>> Start DATA ROWS

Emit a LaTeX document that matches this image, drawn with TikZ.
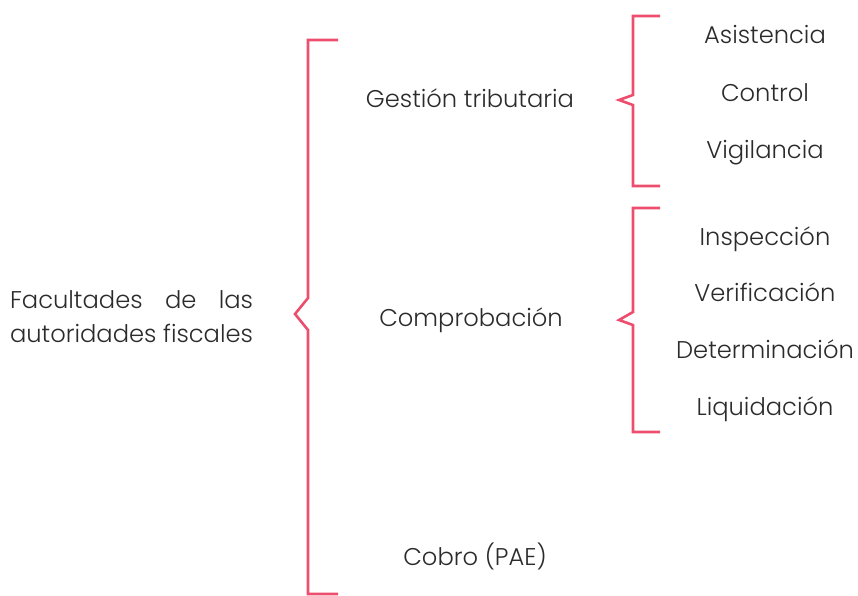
\documentclass[tikz,border=0pt]{standalone}
\usepackage{fontspec}
\usepackage{calc}
\setmainfont{Poppins Light}
\definecolor{brk}{HTML}{EE4E6E}
\definecolor{txt}{HTML}{2B2B2B}
\tikzset{
  lbl/.style={text=txt, font=\fontsize{24.2}{34}\selectfont, inner sep=0pt, anchor=base},
  brack/.style={draw=brk, line width=2.6pt, line join=miter}
}
\begin{document}
\begin{tikzpicture}[x=1pt,y=-1pt]
\useasboundingbox (0,0) rectangle (858,595);
% brackets
\draw[brack] (338,40) -- (308,40) -- (308,298) -- (295,314) -- (308,330) -- (308,594) -- (338,594);
\draw[brack] (660,16) -- (633,16) -- (633,95) -- (619,100) -- (633,105) -- (633,186) -- (660,186);
\draw[brack] (660,208) -- (633,208) -- (633,312) -- (619,320) -- (633,325) -- (633,432) -- (660,432);
% texts
\node[lbl, align=left] (fac) at (131.5,342) {\makebox[\widthof{autoridades fiscales}][s]{Facultades de las}\\autoridades fiscales};
\node[lbl] (ges) at (470,107) {Gestión tributaria};
\node[lbl] (com) at (471,326) {Comprobación};
\node[lbl] (cob) at (475,565) {Cobro (PAE)};
\node[lbl] (asi) at (765,43) {Asistencia};
\node[lbl] (con) at (765,101) {Control};
\node[lbl] (vig) at (765,158) {Vigilancia};
\node[lbl] (ins) at (765,245) {Inspección};
\node[lbl] (ver) at (765,301) {Verificación};
\node[lbl] (det) at (765,358) {Determinación};
\node[lbl] (liq) at (765,415) {Liquidación};
\end{tikzpicture}
\end{document}
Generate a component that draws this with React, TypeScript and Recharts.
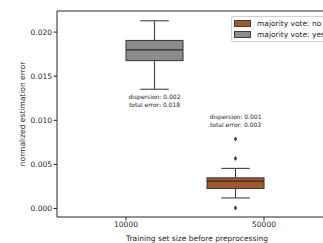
import React from "react";
import { ComposedChart, Bar, XAxis, YAxis, Legend, ReferenceLine } from "recharts";

/**
 * Boxplot of normalized estimation error by training set size, split by
 * the majority-vote flag. Recharts has no box series, so each box is a
 * range Bar (whisker low → whisker high) with a custom shape that maps
 * the quartiles through the bar's own pixel span.
 */

const FONT = "DejaVu Sans, sans-serif";
const INK = "#262626";
const LINE = "#404040";

const SIZES = ["10000", "50000"];
const SERIES = ["majority vote: no", "majority vote: yes"];
const COLORS = ["#a3582c", "#8c8c8c"];

// [whisker low, q1, median, q3, whisker high] — null where there are no runs
const NO_BOX = [null, [0.0012, 0.00227, 0.0031, 0.00348, 0.00455]];
const YES_BOX = [[0.01352, 0.01677, 0.01799, 0.01905, 0.02128], null];
const NO_FLIERS = [[], [0.00788, 0.00568, 0.00007]];
const YES_FLIERS = [[], []];
const NO_NOTES = [null, ["dispersion: 0.001", "total error: 0.003"]];
const YES_NOTES = [["dispersion: 0.002", "total error: 0.018"], null];
// error value the annotation is pinned to
const NO_NOTE_AT = [null, 0.0104];
const YES_NOTE_AT = [0.01265, null];

const Y_TICKS = [0, 0.005, 0.01, 0.015, 0.02];
const Y_DOMAIN = [-0.00096, 0.02239];

type Stats = { box: number[]; fliers: number[]; notes: string[] | null; noteAt: number | null };

const data = SIZES.map((size, i) => ({
  size,
  no: NO_BOX[i] ? { box: NO_BOX[i], fliers: NO_FLIERS[i], notes: NO_NOTES[i], noteAt: NO_NOTE_AT[i] } : null,
  yes: YES_BOX[i] ? { box: YES_BOX[i], fliers: YES_FLIERS[i], notes: YES_NOTES[i], noteAt: YES_NOTE_AT[i] } : null,
}));

const range = (s: Stats | null) => (s ? [s.box[0], s.box[4]] : null);

function BoxShape(props: any) {
  const { x, y, width, height, stats, color } = props as {
    x: number; y: number; width: number; height: number; stats: Stats | null; color: string;
  };
  if (!stats || !height) return null;
  const [lo, q1, med, q3, hi] = stats.box;
  // linear map from value to pixel, anchored on the bar's [lo, hi] span
  const py = (v: number) => y + (height * (hi - v)) / (hi - lo);
  const cx = x + width / 2;
  const cap = width / 4;
  return (
    <g>
      <line x1={cx} x2={cx} y1={py(hi)} y2={py(q3)} stroke={LINE} strokeWidth={1.1} />
      <line x1={cx} x2={cx} y1={py(q1)} y2={py(lo)} stroke={LINE} strokeWidth={1.1} />
      <line x1={cx - cap} x2={cx + cap} y1={py(hi)} y2={py(hi)} stroke={LINE} strokeWidth={1.1} />
      <line x1={cx - cap} x2={cx + cap} y1={py(lo)} y2={py(lo)} stroke={LINE} strokeWidth={1.1} />
      <rect x={x} y={py(q3)} width={width} height={py(q1) - py(q3)} fill={color} stroke={LINE} strokeWidth={1.1} />
      <line x1={x} x2={x + width} y1={py(med)} y2={py(med)} stroke="#2a2a2a" strokeWidth={1.3} />
      {stats.fliers.map((v, i) => {
        const fy = py(v);
        return (
          <path
            key={i}
            d={`M${cx},${fy - 2.6} L${cx + 1.7},${fy} L${cx},${fy + 2.6} L${cx - 1.7},${fy} Z`}
            fill={LINE}
          />
        );
      })}
      {stats.notes &&
        stats.noteAt != null &&
        stats.notes.map((t, i) => (
          <text
            key={t}
            x={cx}
            y={py(stats.noteAt as number) + i * 7.4}
            textAnchor="middle"
            dominantBaseline="central"
            fontSize={6}
            fontFamily={FONT}
            fill={INK}
            style={{ fill: INK }}
          >
            {t}
          </text>
        ))}
    </g>
  );
}

function LegendBox() {
  return (
    <div
      style={{
        border: "1px solid #d0d0d0",
        borderRadius: 2,
        background: "rgba(255,255,255,0.85)",
        padding: "0.5px 6px 0.5px 2px",
        fontFamily: FONT,
        fontSize: 7.5,
        color: INK,
        whiteSpace: "nowrap",
      }}
    >
      {SERIES.map((s, i) => (
        <div key={s} style={{ display: "flex", alignItems: "center", height: 11.5 }}>
          <span
            style={{
              display: "inline-block",
              width: 15,
              height: 5,
              background: COLORS[i],
              border: `1px solid ${LINE}`,
              marginRight: 6,
            }}
          />
          {s}
        </div>
      ))}
    </div>
  );
}

export default function App() {
  const tick = { fontSize: 7.5, fill: INK, fontFamily: FONT };
  return (
    <div style={{ position: "fixed", left: 0, top: 0, width: 323, height: 243, overflow: "hidden", background: "#fff" }}>
      <ComposedChart
        width={345}
        height={243}
        data={data}
        margin={{ top: 11, right: 12, left: 0, bottom: 0 }}
        barSize={57}
        barGap={0}
      >
        <XAxis
          dataKey="size"
          height={26}
          tick={tick}
          tickSize={3.5}
          tickMargin={1}
          tickLine={{ stroke: INK }}
          axisLine={{ stroke: INK }}
          label={{
            value: "Training set size before preprocessing",
            position: "insideBottom",
            offset: 2,
            dx: 2,
            style: { fontSize: 7.5, fill: INK, fontFamily: FONT },
          }}
        />
        <YAxis
          width={57}
          type="number"
          domain={Y_DOMAIN}
          ticks={Y_TICKS}
          allowDataOverflow
          tickFormatter={(v: number) => v.toFixed(3)}
          tick={tick}
          tickSize={3.5}
          tickMargin={1.5}
          tickLine={{ stroke: INK }}
          axisLine={{ stroke: INK }}
          label={{
            content: () => (
              <text
                x={22.7}
                y={114}
                transform="rotate(-90 22.7 114)"
                textAnchor="middle"
                dominantBaseline="central"
                fontSize={7.5}
                fontFamily={FONT}
                fill={INK}
              >
                normalized estimation error
              </text>
            ),
          }}
        />
        {/* top spine of the frame */}
        <ReferenceLine y={Y_DOMAIN[1]} stroke={INK} strokeWidth={1} ifOverflow="visible" />
        <Legend
          layout="horizontal"
          verticalAlign="middle"
          align="center"
          wrapperStyle={{ left: 231, top: 16, width: "auto" }}
          content={() => <LegendBox />}
        />
        <Bar
          name={SERIES[0]}
          dataKey={(d: any) => range(d.no)}
          fill={COLORS[0]}
          isAnimationActive={false}
          shape={(p: any) => <BoxShape {...p} stats={p.payload?.no ?? null} color={COLORS[0]} />}
        />
        <Bar
          name={SERIES[1]}
          dataKey={(d: any) => range(d.yes)}
          fill={COLORS[1]}
          isAnimationActive={false}
          shape={(p: any) => <BoxShape {...p} stats={p.payload?.yes ?? null} color={COLORS[1]} />}
        />
      </ComposedChart>
    </div>
  );
}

>> End DATA ROWS

*WRITTEN PROBLEM*.
Copy only what runs above from the line containing "Generate a component" through the line containing "YAxis, Legend, ReferenceLine", exactly. Leave out the pictures.

*EXPECTED ANSWER*.
Generate a component that draws this with React, TypeScript and Recharts.
import React from "react";
import { ComposedChart, Bar, XAxis, YAxis, Legend, ReferenceLine } from "recharts";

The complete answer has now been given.